Peut-être les films comme celui-ci traduisent-ils une inquiétude très « XXIe siècle » ; toujours est-il que si des historiens du futur se penchent sur "Le Temps du loup", ils le rapprocheront sans doute de "La Route" (John Hillcoat, 2009) : même atmosphère post-apocalyptique – l'apocalypse a eu lieu avant le début du film –, même absence d'explications, mêmes couleurs ternes. Cela dit, on retrouve dans "Le Temps du loup" les thèmes récurrents du cinéma de Haneke : la violence qui couve et qui peut brutalement exploser, la question des limites de l'humanité, celle de la communication impossible – feu sous la cendre, froideur, inhumanité : on y reviendra. Les amateurs de lenteur, de scènes interrompues brusquement et de personnages nommés Georges, Anne, Eva et Ben ne seront pas dépaysés non plus. Comme souvent, le cinéaste montre un plan en coupe d'une micro-société – mais cette micro-société symbolise l'humanité en général. On peut ainsi voir "Le Temps du loup" comme une métaphore de l'incapacité des bourgeois (et en particulier des bourgeois adultes) à s'adapter à la survie dans une société privée de tout confort. On peut aussi y voir une illustration des rapports conflictuels que l'adolescence d'un de ses membres peut faire naître dans une famille. (À mon avis, pas l'aspect le plus intéressant du film, soit dit en passant.) On peut y lire une analyse des rapports de pouvoir dans un groupe d'humains. On peut encore prendre le film comme une mise en garde écologique.
Cette richesse des interprétations naît évidemment de la richesse des questions que pose "Le Temps du loup". (Pêle-mêle : Que s'est-il passé avant le début du film ? À quelle époque se passe l'histoire ? Qu'est-ce que cette histoire de
« justes »
?
Qu'est-il arrivé à Ben pendant la première nuit pour qu'il reste muet jusqu'à la fin du film
? Pourquoi cherche-t-il finalement à
s'immoler par le feu
? À quoi riment les paroles de l'homme qui
le console à la fin du film
? Le dernier plan est-il
filmé depuis un train qui arrivé, un train qui part, et combien de temps après (voire avant) la dernière scène
?) Comme d'habitude, Haneke compte sur le spectateur pour trouver les réponses – et n'hésite pas pour cela à le prendre à partie, de façon réussie (je pense aux dix premières minutes
: un générique épuré au possible puis une première scène qui fera sursauter deux fois ceux qui n'ont pas lu l'argument
) ou plus gratuitement (
la scène de l'enterrement, vraiment longue, ou encore celle où un cheval est abattu, trop tape-à-l'œil à mon goût
). "La Route" avait beau être un film réussi, il malmenait moins le spectateur, jouait davantage sur les sentiments (la relation père-fils, la transmission des valeurs, etc.) et n'engendrait donc pas des questions si nombreuses et si riches.

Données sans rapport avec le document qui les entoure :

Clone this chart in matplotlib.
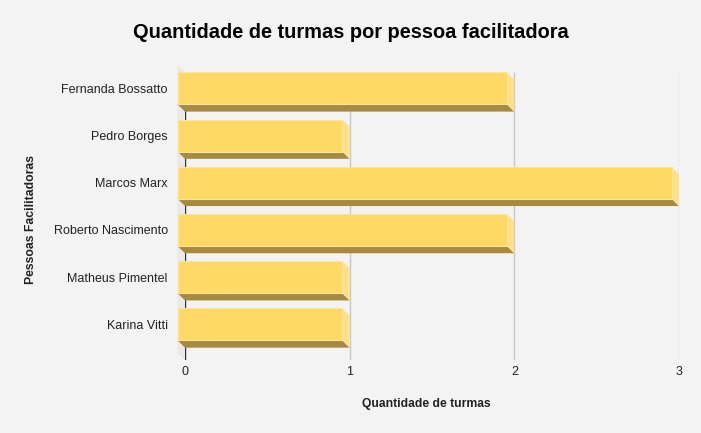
import numpy as np
import matplotlib.pyplot as plt
from matplotlib.patches import Polygon

plt.rcParams['font.family'] = 'Liberation Sans'

pessoas = ['Fernanda Bossatto', 'Pedro Borges', 'Marcos Marx',
           'Roberto Nascimento', 'Matheus Pimentel', 'Karina Vitti']
turmas = [2, 1, 3, 2, 1, 1]
xticks = [0, 1, 2, 3]

W, H = 701, 433
fig = plt.figure(figsize=(W / 100, H / 100), dpi=100, facecolor='#f3f3f3')
ax = fig.add_axes([185 / W, (H - 360) / H, (679 - 185) / W, (360 - 72) / H])
ax.set_facecolor('#f3f3f3')
ax.set_xlim(0, 3)
ax.set_ylim(5.6, -0.5)

# fake 3d depth, in data units
dx = 7.5 / 164.7
dy = 7.3 / 47.2
h = 0.678

y = np.arange(len(pessoas))

# left wall
ax.add_patch(Polygon([(-dx, -0.5 - dy), (0, -0.5), (0, 5.6), (-dx, 5.6 - dy)],
                     closed=True, facecolor='#e9e9e9', edgecolor='none',
                     clip_on=False, zorder=0))

ax.vlines(xticks[1:], -0.5, 5.6, color='#c8c8c8', lw=1, zorder=1)
ax.axvline(0, ymin=0, ymax=1, color='#333333', lw=1, zorder=1)

for yc, v in zip(y, turmas):
    bottom = [(-dx, yc - dy + h / 2), (v - dx, yc - dy + h / 2),
              (v, yc + h / 2), (0, yc + h / 2)]
    side = [(v - dx, yc - dy - h / 2), (v, yc - h / 2),
            (v, yc + h / 2), (v - dx, yc - dy + h / 2)]
    ax.add_patch(Polygon(bottom, closed=True, facecolor='#a68a40',
                         edgecolor='none', clip_on=False, zorder=2))
    ax.add_patch(Polygon(side, closed=True, facecolor='#ffe08a',
                         edgecolor='none', clip_on=False, zorder=2))

ax.barh(y - dy, turmas, left=-dx, height=h, color='#ffd966',
        edgecolor='#ffe59c', linewidth=0.8, clip_on=False, zorder=3)

for s in ax.spines.values():
    s.set_visible(False)

ax.set_xticks(xticks)
ax.set_xticklabels([str(t) for t in xticks])
ax.set_yticks(y - dy)
ax.set_yticklabels(pessoas)
ax.tick_params(axis='x', length=0, pad=4.5, labelsize=9, labelcolor='#222222')
ax.tick_params(axis='y', length=0, pad=12.5, labelsize=9, labelcolor='#222222')

fig.text(350.5 / W, 1 - 33 / H, 'Quantidade de turmas por pessoa facilitadora',
         ha='center', va='center', fontsize=14.4, fontweight='bold', color='#000000')
fig.text(426 / W, 1 - 404 / H, 'Quantidade de turmas', ha='center', va='center',
         fontsize=8.7, fontweight='bold', color='#222222')
fig.text(31 / W, 1 - 219 / H, 'Pessoas Facilitadoras', ha='center', va='center',
         rotation=90, fontsize=8.8, fontweight='bold', color='#222222')

fig.savefig('out.png', dpi=100, facecolor=fig.get_facecolor())
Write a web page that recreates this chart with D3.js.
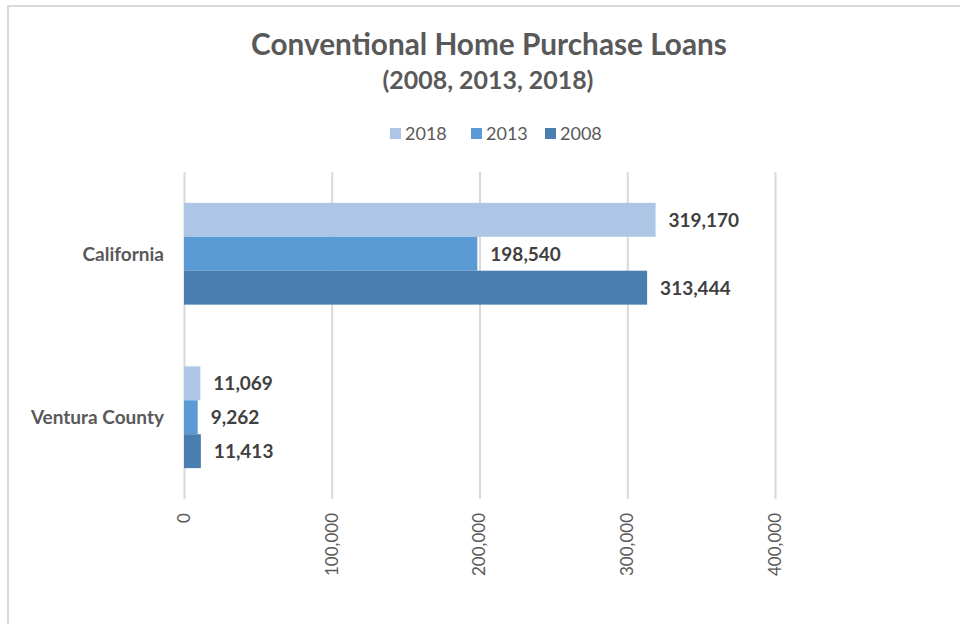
<!DOCTYPE html>
<html>
<head>
<meta charset="utf-8">
<script src="https://cdn.jsdelivr.net/npm/d3@7"></script>
<style>
  html, body { margin: 0; padding: 0; background: #fff; }
  svg { display: block; }
</style>
</head>
<body>
<svg id="chart" width="960" height="624"></svg>
<script>
// ---- data ----
const categories = ["California", "Ventura County"];
const seriesNames = ["2018", "2013", "2008"];
const values2018 = [319170, 11069];
const values2013 = [198540, 9262];
const values2008 = [313444, 11413];
const tickValues = [0, 100000, 200000, 300000, 400000];
const titleText = "Conventional Home Purchase Loans";
const subtitleText = "(2008, 2013, 2018)";

const seriesValues = { "2018": values2018, "2013": values2013, "2008": values2008 };
const colors = { "2018": "#aec6e6", "2013": "#5b9bd5", "2008": "#4a7eb0" };

const svg = d3.select("#chart");
const FONT = "Lato, 'Open Sans', sans-serif";

// frame
svg.append("rect").attr("x", 8).attr("y", 6).attr("width", 1000).attr("height", 700)
  .attr("fill", "#fff").attr("stroke", "#d9d9d9").attr("stroke-width", 2);

function fitText(sel, target) {
  const w = sel.node().getComputedTextLength();
  const fs = parseFloat(sel.attr("font-size"));
  sel.attr("font-size", fs * target / w);
}

// title
const t1 = svg.append("text").attr("x", 489).attr("y", 55).attr("text-anchor", "middle")
  .attr("font-family", FONT).attr("font-weight", "bold").attr("font-size", 25)
  .attr("fill", "#595959").text(titleText);
fitText(t1, 476);
const t2 = svg.append("text").attr("x", 488).attr("y", 89).attr("text-anchor", "middle")
  .attr("font-family", FONT).attr("font-weight", "bold").attr("font-size", 21)
  .attr("fill", "#595959").text(subtitleText);
fitText(t2, 211);

// scales
const x = d3.scaleLinear().domain([0, 400000]).range([184, 775]);
const y = d3.scaleBand().domain(categories).range([172, 499]).padding(0);
const slot = y.bandwidth();
const gapFrac = 1.82 / (3 + 1.82);
const yInner = d3.scaleBand().domain(seriesNames)
  .range([slot * gapFrac / 2, slot - slot * gapFrac / 2]).padding(0);

// gridlines via axis
const gridAxis = d3.axisBottom(x).tickValues(tickValues).tickSize(-(499 - 172)).tickFormat("");
const g = svg.append("g").attr("transform", "translate(0,499)").call(gridAxis);
g.select(".domain").remove();
g.selectAll(".tick line").attr("stroke", "#d9d9d9").attr("stroke-width", 2);

// tick labels (rotated)
const fmt = d3.format(",");
svg.append("g").selectAll("text").data(tickValues).join("text")
  .attr("transform", d => `translate(${x(d)},513) rotate(-90)`)
  .attr("text-anchor", "end").attr("dy", "0.35em")
  .attr("font-family", FONT).attr("font-size", 17).attr("fill", "#595959")
  .text(d => fmt(d));

// bars
const rows = [];
categories.forEach((c, i) => seriesNames.forEach(s => rows.push({ cat: c, s, v: seriesValues[s][i] })));

svg.append("g").selectAll("rect").data(rows).join("rect")
  .attr("x", x(0))
  .attr("y", d => y(d.cat) + yInner(d.s))
  .attr("width", d => x(d.v) - x(0))
  .attr("height", yInner.bandwidth())
  .attr("fill", d => colors[d.s]);

// data labels
svg.append("g").selectAll("text").data(rows).join("text")
  .attr("x", d => x(d.v) + 13)
  .attr("y", d => y(d.cat) + yInner(d.s) + yInner.bandwidth() / 2)
  .attr("dy", "0.36em")
  .attr("font-family", FONT).attr("font-weight", "bold").attr("font-size", 19)
  .attr("fill", "#404040")
  .text(d => fmt(d.v));

// category labels
svg.append("g").selectAll("text").data(categories).join("text")
  .attr("x", 164).attr("y", d => y(d) + slot / 2).attr("dy", "0.36em")
  .attr("text-anchor", "end")
  .attr("font-family", FONT).attr("font-weight", "bold").attr("font-size", 19)
  .attr("fill", "#595959").text(d => d);

// legend
const legendX = [390, 471, 545];
const lg = svg.append("g").selectAll("g").data(seriesNames).join("g")
  .attr("transform", (d, i) => `translate(${legendX[i]},128)`);
lg.append("rect").attr("width", 11).attr("height", 11).attr("fill", d => colors[d]);
lg.append("text").attr("x", 15).attr("y", 12)
  .attr("font-family", FONT).attr("font-size", 18).attr("fill", "#595959").text(d => d);
</script>
</body>
</html>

Car "Le Temps du loup", comme presque tous les films de Haneke, est un film de cinéaste, pas un film de costumier ou de décorateur, pas un film de scénariste, pas un film de cascadeur, mais pas non plus un film de comédiens. De ce point de vue-là, évidemment, la distribution est prestigieuse, et la direction d'acteurs réussie, mais aucun des acteurs (Isabelle Huppert y compris) ne crève réellement l'écran. Tous jouent bien, c'est vrai, mais donnent aussi l'impression d'interpréter une partition dans laquelle ils ne sont pour rien, et qui les écrase. Haneke sait tellement ce qu'il veut, qu'à la rigueur certains rôles seraient aussi bien tenus par des chimpanzés bien dressés. De là un côté froid et inhumain, mais cette fois je ne suis pas sûr que cette froideur et cette humanité-là soient pour servir le film.